Delegação de Aracruz conta com mais de 100 pessoas nos protestos contra a ofensiva anti-indígena de Bolsonaro
A marcha saiu em direção ao STF às 16h. Segundo a Articulação dos Povos Indígenas do Brasil (Apib), 173 povos participaram do ato. A carta pede que a Corte proteja os direitos constitucionais dos povos indígenas, considerando o momento de ameaça diante de uma decisão que pode mudar o futuro do direito à terra para os povos originários.
“Esse é o maior Acampamento Terra Livre desde quando começou [….] Foram feitas 1.300 placas com o nome de todas as terras indígenas demarcadas, as que estão em processo de demarcação, as que foram recusadas e as que nem processo existe ainda. Isso é para manifestar a nossa angústia contra esse governo, pela falta de demarcações de terras no Brasil”, declara o coordenador geral da Articulação dos Povos e Organizações Indígenas do Nordeste, Minas Gerais e Espírito Santo (Apoinme), Paulo Tupinikim.
Presente no acampamento e na marcha, a liderança indígena capixaba disse estar emocionado por participar da mobilização com povos de várias partes do Brasil. “Acredito que somente com essa força iremos vencer e superar todos esses retrocessos de nossos direitos”, declarou.
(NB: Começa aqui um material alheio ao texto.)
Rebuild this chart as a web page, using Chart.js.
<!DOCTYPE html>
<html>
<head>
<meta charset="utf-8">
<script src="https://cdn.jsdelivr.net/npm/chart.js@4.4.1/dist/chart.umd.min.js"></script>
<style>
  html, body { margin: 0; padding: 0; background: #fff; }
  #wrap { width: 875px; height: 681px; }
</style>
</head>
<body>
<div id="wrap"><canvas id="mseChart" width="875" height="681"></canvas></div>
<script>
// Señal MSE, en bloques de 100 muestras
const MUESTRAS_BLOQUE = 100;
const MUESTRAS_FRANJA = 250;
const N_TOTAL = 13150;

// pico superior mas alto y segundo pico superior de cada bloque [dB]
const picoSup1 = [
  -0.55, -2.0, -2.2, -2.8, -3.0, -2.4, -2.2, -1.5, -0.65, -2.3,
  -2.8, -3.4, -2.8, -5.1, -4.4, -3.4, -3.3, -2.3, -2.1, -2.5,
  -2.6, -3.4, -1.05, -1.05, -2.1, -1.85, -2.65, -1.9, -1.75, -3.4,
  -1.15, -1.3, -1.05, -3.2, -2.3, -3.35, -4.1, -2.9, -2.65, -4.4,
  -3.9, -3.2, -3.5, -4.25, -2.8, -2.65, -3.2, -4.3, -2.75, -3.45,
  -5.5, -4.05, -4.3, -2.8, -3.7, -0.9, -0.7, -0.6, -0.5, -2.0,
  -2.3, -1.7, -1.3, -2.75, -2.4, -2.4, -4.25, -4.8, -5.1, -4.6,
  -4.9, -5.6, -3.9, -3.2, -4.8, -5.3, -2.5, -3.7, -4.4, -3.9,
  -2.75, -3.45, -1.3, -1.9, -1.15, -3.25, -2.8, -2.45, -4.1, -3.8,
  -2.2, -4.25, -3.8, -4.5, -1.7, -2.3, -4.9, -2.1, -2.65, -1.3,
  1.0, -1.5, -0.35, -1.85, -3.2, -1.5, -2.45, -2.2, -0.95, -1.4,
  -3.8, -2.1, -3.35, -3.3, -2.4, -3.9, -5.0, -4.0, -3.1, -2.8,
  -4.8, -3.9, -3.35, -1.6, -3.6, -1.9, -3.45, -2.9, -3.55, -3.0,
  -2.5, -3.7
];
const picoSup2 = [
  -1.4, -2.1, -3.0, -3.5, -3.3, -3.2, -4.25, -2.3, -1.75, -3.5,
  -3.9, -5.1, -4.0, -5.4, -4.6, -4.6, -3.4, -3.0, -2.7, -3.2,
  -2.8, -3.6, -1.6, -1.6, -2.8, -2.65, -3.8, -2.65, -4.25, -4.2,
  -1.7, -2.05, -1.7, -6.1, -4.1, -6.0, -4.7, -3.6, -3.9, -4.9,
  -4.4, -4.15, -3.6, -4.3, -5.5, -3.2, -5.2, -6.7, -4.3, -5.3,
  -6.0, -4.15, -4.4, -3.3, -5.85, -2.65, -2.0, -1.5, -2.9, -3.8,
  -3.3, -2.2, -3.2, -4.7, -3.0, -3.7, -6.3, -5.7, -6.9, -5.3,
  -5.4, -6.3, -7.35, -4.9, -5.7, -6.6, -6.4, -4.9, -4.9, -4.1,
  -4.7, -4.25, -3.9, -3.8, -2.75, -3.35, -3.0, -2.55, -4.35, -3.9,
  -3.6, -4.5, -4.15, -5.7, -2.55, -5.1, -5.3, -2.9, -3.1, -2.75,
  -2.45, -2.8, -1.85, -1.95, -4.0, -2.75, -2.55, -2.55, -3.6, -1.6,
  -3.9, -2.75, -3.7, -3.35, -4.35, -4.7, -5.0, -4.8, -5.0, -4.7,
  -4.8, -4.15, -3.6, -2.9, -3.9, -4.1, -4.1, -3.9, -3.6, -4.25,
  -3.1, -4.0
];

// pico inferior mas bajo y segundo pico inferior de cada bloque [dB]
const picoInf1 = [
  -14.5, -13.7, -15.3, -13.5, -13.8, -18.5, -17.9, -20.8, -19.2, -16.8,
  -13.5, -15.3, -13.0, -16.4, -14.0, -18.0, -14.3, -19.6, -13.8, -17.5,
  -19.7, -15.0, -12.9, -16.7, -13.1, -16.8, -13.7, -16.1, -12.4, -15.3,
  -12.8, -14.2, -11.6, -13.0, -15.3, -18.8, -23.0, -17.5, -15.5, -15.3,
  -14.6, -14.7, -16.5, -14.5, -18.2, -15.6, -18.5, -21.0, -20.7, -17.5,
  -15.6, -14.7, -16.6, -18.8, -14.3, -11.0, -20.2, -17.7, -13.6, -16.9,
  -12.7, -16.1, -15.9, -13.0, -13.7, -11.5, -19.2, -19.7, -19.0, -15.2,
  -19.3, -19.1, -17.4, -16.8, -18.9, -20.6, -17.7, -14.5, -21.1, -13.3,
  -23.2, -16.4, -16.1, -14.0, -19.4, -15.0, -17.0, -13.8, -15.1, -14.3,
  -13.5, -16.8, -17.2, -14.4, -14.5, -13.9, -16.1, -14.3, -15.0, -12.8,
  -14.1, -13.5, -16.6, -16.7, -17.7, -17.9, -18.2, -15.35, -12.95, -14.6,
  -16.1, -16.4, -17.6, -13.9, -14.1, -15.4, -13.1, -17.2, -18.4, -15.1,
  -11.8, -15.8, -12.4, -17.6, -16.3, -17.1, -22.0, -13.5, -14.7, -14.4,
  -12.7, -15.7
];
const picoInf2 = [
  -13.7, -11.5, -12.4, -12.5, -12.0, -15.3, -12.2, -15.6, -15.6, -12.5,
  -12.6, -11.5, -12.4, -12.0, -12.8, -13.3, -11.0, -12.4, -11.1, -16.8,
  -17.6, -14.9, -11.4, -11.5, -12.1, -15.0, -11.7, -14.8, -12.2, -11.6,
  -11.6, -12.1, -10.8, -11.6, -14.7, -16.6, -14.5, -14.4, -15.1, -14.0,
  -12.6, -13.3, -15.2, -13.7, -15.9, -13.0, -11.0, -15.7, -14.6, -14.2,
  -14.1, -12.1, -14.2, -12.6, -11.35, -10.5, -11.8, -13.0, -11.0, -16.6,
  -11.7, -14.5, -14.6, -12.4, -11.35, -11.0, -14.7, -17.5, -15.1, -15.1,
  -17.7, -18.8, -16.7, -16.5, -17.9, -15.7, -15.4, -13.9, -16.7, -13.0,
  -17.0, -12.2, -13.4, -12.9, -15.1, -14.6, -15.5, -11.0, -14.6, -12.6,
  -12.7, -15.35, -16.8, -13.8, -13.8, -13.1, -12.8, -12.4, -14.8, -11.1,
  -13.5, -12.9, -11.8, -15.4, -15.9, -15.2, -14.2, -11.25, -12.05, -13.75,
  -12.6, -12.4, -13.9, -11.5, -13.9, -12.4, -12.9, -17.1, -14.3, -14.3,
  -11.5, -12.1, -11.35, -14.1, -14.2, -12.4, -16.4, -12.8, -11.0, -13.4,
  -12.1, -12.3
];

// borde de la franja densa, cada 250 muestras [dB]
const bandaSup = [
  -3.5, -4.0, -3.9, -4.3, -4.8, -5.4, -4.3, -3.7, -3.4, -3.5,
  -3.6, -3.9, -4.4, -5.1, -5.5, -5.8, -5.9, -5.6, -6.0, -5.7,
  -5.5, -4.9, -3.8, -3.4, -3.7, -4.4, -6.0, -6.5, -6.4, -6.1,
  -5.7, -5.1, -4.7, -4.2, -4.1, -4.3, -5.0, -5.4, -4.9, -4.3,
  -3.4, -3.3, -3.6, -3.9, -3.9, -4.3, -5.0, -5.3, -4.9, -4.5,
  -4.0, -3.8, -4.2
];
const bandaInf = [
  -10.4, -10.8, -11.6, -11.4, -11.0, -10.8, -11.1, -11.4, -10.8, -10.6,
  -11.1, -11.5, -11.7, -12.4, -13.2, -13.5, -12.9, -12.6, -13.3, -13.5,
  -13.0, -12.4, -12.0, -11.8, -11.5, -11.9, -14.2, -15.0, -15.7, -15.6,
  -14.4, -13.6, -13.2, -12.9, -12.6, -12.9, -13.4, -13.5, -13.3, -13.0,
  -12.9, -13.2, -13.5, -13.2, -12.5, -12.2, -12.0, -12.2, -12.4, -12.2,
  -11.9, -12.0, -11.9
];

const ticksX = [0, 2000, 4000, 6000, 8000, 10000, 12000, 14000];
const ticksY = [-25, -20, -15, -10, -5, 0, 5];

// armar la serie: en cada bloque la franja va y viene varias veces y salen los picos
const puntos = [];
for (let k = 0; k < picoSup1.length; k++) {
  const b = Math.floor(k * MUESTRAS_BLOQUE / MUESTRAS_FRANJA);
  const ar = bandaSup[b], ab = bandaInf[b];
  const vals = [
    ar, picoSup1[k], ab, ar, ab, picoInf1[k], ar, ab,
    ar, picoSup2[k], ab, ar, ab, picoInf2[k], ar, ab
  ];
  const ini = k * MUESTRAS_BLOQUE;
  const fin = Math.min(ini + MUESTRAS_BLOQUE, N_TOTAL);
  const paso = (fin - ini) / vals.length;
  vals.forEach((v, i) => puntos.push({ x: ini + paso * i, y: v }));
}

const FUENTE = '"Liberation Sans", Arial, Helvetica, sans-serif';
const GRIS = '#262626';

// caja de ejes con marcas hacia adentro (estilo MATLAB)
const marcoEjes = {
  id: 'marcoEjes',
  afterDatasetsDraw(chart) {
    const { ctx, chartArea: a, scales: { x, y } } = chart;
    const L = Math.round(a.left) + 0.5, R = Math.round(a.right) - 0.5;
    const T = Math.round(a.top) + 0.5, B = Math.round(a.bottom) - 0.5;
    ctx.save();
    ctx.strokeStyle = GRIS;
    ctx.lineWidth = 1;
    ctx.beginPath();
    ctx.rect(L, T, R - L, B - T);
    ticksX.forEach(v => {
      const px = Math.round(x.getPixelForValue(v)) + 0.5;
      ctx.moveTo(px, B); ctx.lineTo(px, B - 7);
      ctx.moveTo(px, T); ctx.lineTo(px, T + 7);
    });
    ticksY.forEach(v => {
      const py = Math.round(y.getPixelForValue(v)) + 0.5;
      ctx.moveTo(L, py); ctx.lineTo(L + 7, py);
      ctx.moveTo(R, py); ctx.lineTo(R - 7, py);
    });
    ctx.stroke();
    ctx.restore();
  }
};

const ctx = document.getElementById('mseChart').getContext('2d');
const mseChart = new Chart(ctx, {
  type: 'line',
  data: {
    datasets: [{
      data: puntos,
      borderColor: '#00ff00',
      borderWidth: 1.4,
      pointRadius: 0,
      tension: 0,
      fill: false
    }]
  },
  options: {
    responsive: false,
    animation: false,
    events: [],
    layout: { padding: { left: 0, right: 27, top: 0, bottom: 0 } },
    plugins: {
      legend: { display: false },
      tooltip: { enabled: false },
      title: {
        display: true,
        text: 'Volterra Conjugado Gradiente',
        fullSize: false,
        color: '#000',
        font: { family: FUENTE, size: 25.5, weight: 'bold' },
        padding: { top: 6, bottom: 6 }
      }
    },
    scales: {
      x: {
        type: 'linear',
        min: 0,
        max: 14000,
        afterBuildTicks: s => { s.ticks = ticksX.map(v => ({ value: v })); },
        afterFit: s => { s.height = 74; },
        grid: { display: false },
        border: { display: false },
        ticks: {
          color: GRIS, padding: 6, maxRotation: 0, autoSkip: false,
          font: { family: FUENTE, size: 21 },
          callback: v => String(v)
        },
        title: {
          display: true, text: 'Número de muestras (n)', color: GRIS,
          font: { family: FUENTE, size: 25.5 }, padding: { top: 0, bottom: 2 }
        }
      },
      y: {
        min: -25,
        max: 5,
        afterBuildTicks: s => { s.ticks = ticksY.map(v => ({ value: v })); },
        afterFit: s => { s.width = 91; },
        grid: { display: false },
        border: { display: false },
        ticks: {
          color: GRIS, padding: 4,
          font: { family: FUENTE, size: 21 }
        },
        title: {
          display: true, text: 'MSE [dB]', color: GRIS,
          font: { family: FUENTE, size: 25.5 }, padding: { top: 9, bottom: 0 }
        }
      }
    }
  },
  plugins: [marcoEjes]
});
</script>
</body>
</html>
Também na marcha, Renato Tupinikim, da aldeia Caieiras Velha, enfatizou a importância do momento que eles estão vivendo. “Preço nenhum paga ver milhares de parentes, de povos diferentes, suas culturas diferentes, num momento de encontro nacional, de luta, de defesa aos nossos direitos […] É muito maravilhoso esse momento todo aqui em Brasília”, relatou.
Nesta quarta-feira (25), os indígenas farão o acompanhamento do julgamento do Marco Temporal na Praça dos Três Poderes, que é uma das principais pautas do acampamento realizado em Brasília. A Corte irá analisar a ação de reintegração de posse movida pelo governo de Santa Catarina contra o povo Xokleng, referente à Terra Indígena (TI) Ibirama-Laklãnõ.
O resultado do julgamento pode definir o rumo da demarcação de terras em todo o Brasil, servindo de parâmetro para outras decisões, incluindo as terras indígenas de Aracruz, no norte do Espírito Santo, retomadas em parte da atual Suzano (ex-Aracruz Celulose e ex-Fibria), após décadas de luta dos Tupinikim e Guarani.
Isso porque, com a tese do Marco Temporal, os povos indígenas só teriam direito às terras que já estavam sob sua posse no dia 5 de outubro de 1988, data da promulgação da Constituição Federal. No Espírito Santo, a decisão do STF pode afetar terras demarcadas em 1998, 2002 e 2008.
O retrocesso seria mais um ataque ao povo indígena do Estado, que, cercado por empreendimentos, resiste em meio a projetos que impactam suas terras. “Hoje, o nosso maior problema é com a Vale e Samarco e BHP, devido ao rompimento da barragem de Fundão em Mariana, que impactou o nosso rio Piraquê-Açu e as nossas praias”, ressalta Paulo Tupinikim.
Posicionamentos e articulações
O acampamento vai até o próximo sábado (28) e a ideia é promover uma articulação internacional denunciando projetos que afetam a sobrevivência de povos indígenas no Brasil. Na manhã desta terça, representantes da Apib se encontraram com a embaixadora da França no Brasil, Brigitte Collet, para alertar sobre o contexto de ameaça dos povos indígenas no governo Bolsonaro. Nessa segunda (23), as entidades também já tinham se dirigido à Embaixada da Noruega.
Também na segunda, a Comissão Interamericana de Direitos Humanos (CIDH), organismo da Organização dos Estados Americanos (OEA), e representantes da Organização das Nações Unidas (ONU) se posicionaram contra o Marco Temporal. Francisco Cali Tzay, relator especial da ONU sobre os direitos dos povos indígenas, apelou ao STF que rejeite a tese.
“A aceitação desse argumento resultaria em negação significativa de justiça para muitos povos indígenas que buscam o reconhecimento de seus direitos tradicionais à terra e, de acordo com a Constituição, os povos indígenas têm direito à posse permanente das terras que tradicionalmente ocupam”, disse
Para o relator, a aprovação do Marco Temporal poderia legitimar a violência contra os povos indígenas e aumentar conflitos na floresta amazônica. “A decisão do tribunal não apenas determinará o futuro dessas questões no Brasil nos próximos anos, mas também sinalizará se o país pretende cumprir suas obrigações internacionais de direitos humanos e se respeitará as comunidades indígenas que não foram autorizadas a participar em processos judiciais que revogaram seus direitos à terra”, apontou.